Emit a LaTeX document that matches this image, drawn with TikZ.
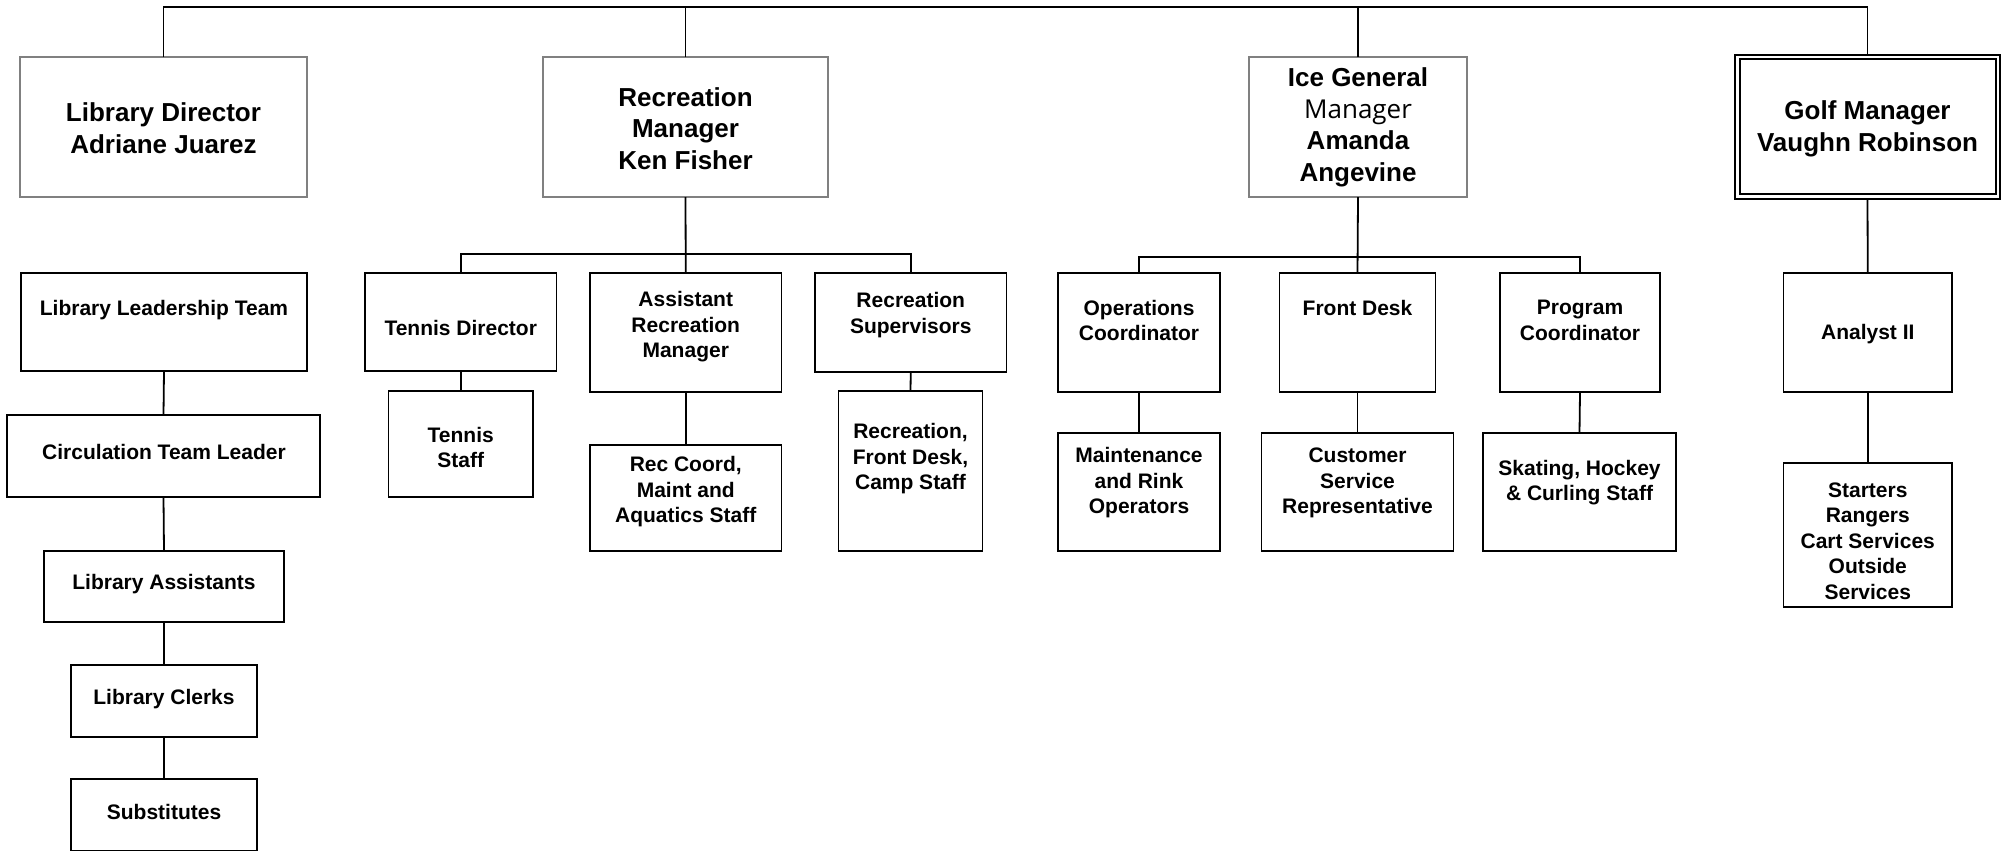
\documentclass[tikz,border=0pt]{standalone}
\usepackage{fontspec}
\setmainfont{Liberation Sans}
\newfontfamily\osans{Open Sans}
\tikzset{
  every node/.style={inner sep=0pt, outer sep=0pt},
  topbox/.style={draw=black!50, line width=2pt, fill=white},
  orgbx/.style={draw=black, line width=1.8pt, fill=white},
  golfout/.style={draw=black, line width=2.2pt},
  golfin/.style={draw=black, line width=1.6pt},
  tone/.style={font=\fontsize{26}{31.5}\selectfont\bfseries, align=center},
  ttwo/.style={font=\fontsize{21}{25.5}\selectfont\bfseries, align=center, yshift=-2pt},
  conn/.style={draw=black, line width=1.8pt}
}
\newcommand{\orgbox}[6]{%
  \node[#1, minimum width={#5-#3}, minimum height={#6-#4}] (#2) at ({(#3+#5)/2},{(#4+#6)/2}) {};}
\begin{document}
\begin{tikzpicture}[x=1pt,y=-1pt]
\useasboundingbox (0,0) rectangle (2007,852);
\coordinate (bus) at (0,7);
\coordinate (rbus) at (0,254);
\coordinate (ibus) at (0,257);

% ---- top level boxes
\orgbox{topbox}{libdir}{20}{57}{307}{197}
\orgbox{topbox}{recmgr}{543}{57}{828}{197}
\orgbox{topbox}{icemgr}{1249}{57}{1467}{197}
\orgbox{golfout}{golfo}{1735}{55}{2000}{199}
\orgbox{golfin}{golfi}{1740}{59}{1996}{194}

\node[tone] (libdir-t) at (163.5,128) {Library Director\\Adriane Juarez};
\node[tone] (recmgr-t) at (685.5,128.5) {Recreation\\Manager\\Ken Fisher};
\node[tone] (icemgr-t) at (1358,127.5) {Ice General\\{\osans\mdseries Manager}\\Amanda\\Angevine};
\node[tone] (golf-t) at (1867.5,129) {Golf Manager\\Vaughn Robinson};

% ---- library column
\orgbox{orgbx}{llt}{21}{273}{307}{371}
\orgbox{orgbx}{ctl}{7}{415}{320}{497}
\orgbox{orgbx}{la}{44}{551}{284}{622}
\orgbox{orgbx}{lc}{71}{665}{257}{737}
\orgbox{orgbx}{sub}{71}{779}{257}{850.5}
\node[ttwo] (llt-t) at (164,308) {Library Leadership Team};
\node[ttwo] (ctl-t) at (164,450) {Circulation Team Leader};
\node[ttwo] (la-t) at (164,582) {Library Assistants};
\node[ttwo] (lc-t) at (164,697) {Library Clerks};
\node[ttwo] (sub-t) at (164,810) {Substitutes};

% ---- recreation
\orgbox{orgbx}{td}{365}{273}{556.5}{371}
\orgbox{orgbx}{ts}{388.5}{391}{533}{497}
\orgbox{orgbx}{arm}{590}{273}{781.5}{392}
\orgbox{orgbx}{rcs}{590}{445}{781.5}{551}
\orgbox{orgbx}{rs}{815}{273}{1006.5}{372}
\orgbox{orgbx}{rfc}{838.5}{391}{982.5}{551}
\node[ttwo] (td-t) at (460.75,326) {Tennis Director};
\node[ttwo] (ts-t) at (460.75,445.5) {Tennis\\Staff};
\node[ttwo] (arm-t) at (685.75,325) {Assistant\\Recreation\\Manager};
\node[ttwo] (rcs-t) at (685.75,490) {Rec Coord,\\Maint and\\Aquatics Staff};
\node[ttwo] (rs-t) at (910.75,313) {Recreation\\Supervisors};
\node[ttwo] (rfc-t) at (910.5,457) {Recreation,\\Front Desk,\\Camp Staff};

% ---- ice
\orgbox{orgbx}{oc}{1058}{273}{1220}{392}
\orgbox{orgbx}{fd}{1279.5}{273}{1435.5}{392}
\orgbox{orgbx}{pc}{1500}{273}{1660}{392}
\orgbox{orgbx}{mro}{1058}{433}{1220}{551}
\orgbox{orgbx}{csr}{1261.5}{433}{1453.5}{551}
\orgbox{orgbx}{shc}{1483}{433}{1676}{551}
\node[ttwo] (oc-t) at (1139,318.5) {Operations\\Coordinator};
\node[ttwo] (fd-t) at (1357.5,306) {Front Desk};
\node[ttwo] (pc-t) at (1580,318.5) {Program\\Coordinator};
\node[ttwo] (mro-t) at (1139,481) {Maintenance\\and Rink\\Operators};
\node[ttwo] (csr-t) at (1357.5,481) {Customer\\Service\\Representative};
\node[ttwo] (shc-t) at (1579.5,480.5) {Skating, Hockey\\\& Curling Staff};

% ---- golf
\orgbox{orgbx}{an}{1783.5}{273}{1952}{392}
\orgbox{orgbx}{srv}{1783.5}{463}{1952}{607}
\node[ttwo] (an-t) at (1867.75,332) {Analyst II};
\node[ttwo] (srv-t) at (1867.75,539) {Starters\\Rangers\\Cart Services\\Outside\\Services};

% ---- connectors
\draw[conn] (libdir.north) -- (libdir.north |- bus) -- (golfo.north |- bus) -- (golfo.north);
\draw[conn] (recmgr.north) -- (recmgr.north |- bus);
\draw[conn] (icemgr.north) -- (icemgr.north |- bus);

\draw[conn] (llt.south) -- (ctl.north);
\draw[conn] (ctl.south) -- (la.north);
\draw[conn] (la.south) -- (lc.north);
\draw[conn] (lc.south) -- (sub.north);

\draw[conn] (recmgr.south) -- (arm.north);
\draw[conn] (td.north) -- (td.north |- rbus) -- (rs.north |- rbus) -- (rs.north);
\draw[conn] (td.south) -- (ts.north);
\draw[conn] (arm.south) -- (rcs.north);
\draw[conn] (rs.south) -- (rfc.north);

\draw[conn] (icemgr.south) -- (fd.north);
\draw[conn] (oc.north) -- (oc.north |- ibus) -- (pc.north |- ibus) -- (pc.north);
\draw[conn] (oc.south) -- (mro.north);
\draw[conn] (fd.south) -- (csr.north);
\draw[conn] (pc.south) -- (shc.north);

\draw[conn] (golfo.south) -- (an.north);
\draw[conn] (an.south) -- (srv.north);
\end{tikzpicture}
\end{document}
□ □ □ □
→ What you have to do: Leave out all pictures, then copy the remaining material exactly.

→ Full response:
Emit a LaTeX document that matches this image, drawn with TikZ.
\documentclass[tikz,border=0pt]{standalone}
\usepackage{fontspec}
\setmainfont{Liberation Sans}
\newfontfamily\osans{Open Sans}
\tikzset{
  every node/.style={inner sep=0pt, outer sep=0pt},
  topbox/.style={draw=black!50, line width=2pt, fill=white},
  orgbx/.style={draw=black, line width=1.8pt, fill=white},
  golfout/.style={draw=black, line width=2.2pt},
  golfin/.style={draw=black, line width=1.6pt},
  tone/.style={font=\fontsize{26}{31.5}\selectfont\bfseries, align=center},
  ttwo/.style={font=\fontsize{21}{25.5}\selectfont\bfseries, align=center, yshift=-2pt},
  conn/.style={draw=black, line width=1.8pt}
}
\newcommand{\orgbox}[6]{%
  \node[#1, minimum width={#5-#3}, minimum height={#6-#4}] (#2) at ({(#3+#5)/2},{(#4+#6)/2}) {};}
\begin{document}
\begin{tikzpicture}[x=1pt,y=-1pt]
\useasboundingbox (0,0) rectangle (2007,852);
\coordinate (bus) at (0,7);
\coordinate (rbus) at (0,254);
\coordinate (ibus) at (0,257);

% ---- top level boxes
\orgbox{topbox}{libdir}{20}{57}{307}{197}
\orgbox{topbox}{recmgr}{543}{57}{828}{197}
\orgbox{topbox}{icemgr}{1249}{57}{1467}{197}
\orgbox{golfout}{golfo}{1735}{55}{2000}{199}
\orgbox{golfin}{golfi}{1740}{59}{1996}{194}

\node[tone] (libdir-t) at (163.5,128) {Library Director\\Adriane Juarez};
\node[tone] (recmgr-t) at (685.5,128.5) {Recreation\\Manager\\Ken Fisher};
\node[tone] (icemgr-t) at (1358,127.5) {Ice General\\{\osans\mdseries Manager}\\Amanda\\Angevine};
\node[tone] (golf-t) at (1867.5,129) {Golf Manager\\Vaughn Robinson};

% ---- library column
\orgbox{orgbx}{llt}{21}{273}{307}{371}
\orgbox{orgbx}{ctl}{7}{415}{320}{497}
\orgbox{orgbx}{la}{44}{551}{284}{622}
\orgbox{orgbx}{lc}{71}{665}{257}{737}
\orgbox{orgbx}{sub}{71}{779}{257}{850.5}
\node[ttwo] (llt-t) at (164,308) {Library Leadership Team};
\node[ttwo] (ctl-t) at (164,450) {Circulation Team Leader};
\node[ttwo] (la-t) at (164,582) {Library Assistants};
\node[ttwo] (lc-t) at (164,697) {Library Clerks};
\node[ttwo] (sub-t) at (164,810) {Substitutes};

% ---- recreation
\orgbox{orgbx}{td}{365}{273}{556.5}{371}
\orgbox{orgbx}{ts}{388.5}{391}{533}{497}
\orgbox{orgbx}{arm}{590}{273}{781.5}{392}
\orgbox{orgbx}{rcs}{590}{445}{781.5}{551}
\orgbox{orgbx}{rs}{815}{273}{1006.5}{372}
\orgbox{orgbx}{rfc}{838.5}{391}{982.5}{551}
\node[ttwo] (td-t) at (460.75,326) {Tennis Director};
\node[ttwo] (ts-t) at (460.75,445.5) {Tennis\\Staff};
\node[ttwo] (arm-t) at (685.75,325) {Assistant\\Recreation\\Manager};
\node[ttwo] (rcs-t) at (685.75,490) {Rec Coord,\\Maint and\\Aquatics Staff};
\node[ttwo] (rs-t) at (910.75,313) {Recreation\\Supervisors};
\node[ttwo] (rfc-t) at (910.5,457) {Recreation,\\Front Desk,\\Camp Staff};

% ---- ice
\orgbox{orgbx}{oc}{1058}{273}{1220}{392}
\orgbox{orgbx}{fd}{1279.5}{273}{1435.5}{392}
\orgbox{orgbx}{pc}{1500}{273}{1660}{392}
\orgbox{orgbx}{mro}{1058}{433}{1220}{551}
\orgbox{orgbx}{csr}{1261.5}{433}{1453.5}{551}
\orgbox{orgbx}{shc}{1483}{433}{1676}{551}
\node[ttwo] (oc-t) at (1139,318.5) {Operations\\Coordinator};
\node[ttwo] (fd-t) at (1357.5,306) {Front Desk};
\node[ttwo] (pc-t) at (1580,318.5) {Program\\Coordinator};
\node[ttwo] (mro-t) at (1139,481) {Maintenance\\and Rink\\Operators};
\node[ttwo] (csr-t) at (1357.5,481) {Customer\\Service\\Representative};
\node[ttwo] (shc-t) at (1579.5,480.5) {Skating, Hockey\\\& Curling Staff};

% ---- golf
\orgbox{orgbx}{an}{1783.5}{273}{1952}{392}
\orgbox{orgbx}{srv}{1783.5}{463}{1952}{607}
\node[ttwo] (an-t) at (1867.75,332) {Analyst II};
\node[ttwo] (srv-t) at (1867.75,539) {Starters\\Rangers\\Cart Services\\Outside\\Services};

% ---- connectors
\draw[conn] (libdir.north) -- (libdir.north |- bus) -- (golfo.north |- bus) -- (golfo.north);
\draw[conn] (recmgr.north) -- (recmgr.north |- bus);
\draw[conn] (icemgr.north) -- (icemgr.north |- bus);

\draw[conn] (llt.south) -- (ctl.north);
\draw[conn] (ctl.south) -- (la.north);
\draw[conn] (la.south) -- (lc.north);
\draw[conn] (lc.south) -- (sub.north);

\draw[conn] (recmgr.south) -- (arm.north);
\draw[conn] (td.north) -- (td.north |- rbus) -- (rs.north |- rbus) -- (rs.north);
\draw[conn] (td.south) -- (ts.north);
\draw[conn] (arm.south) -- (rcs.north);
\draw[conn] (rs.south) -- (rfc.north);

\draw[conn] (icemgr.south) -- (fd.north);
\draw[conn] (oc.north) -- (oc.north |- ibus) -- (pc.north |- ibus) -- (pc.north);
\draw[conn] (oc.south) -- (mro.north);
\draw[conn] (fd.south) -- (csr.north);
\draw[conn] (pc.south) -- (shc.north);

\draw[conn] (golfo.south) -- (an.north);
\draw[conn] (an.south) -- (srv.north);
\end{tikzpicture}
\end{document}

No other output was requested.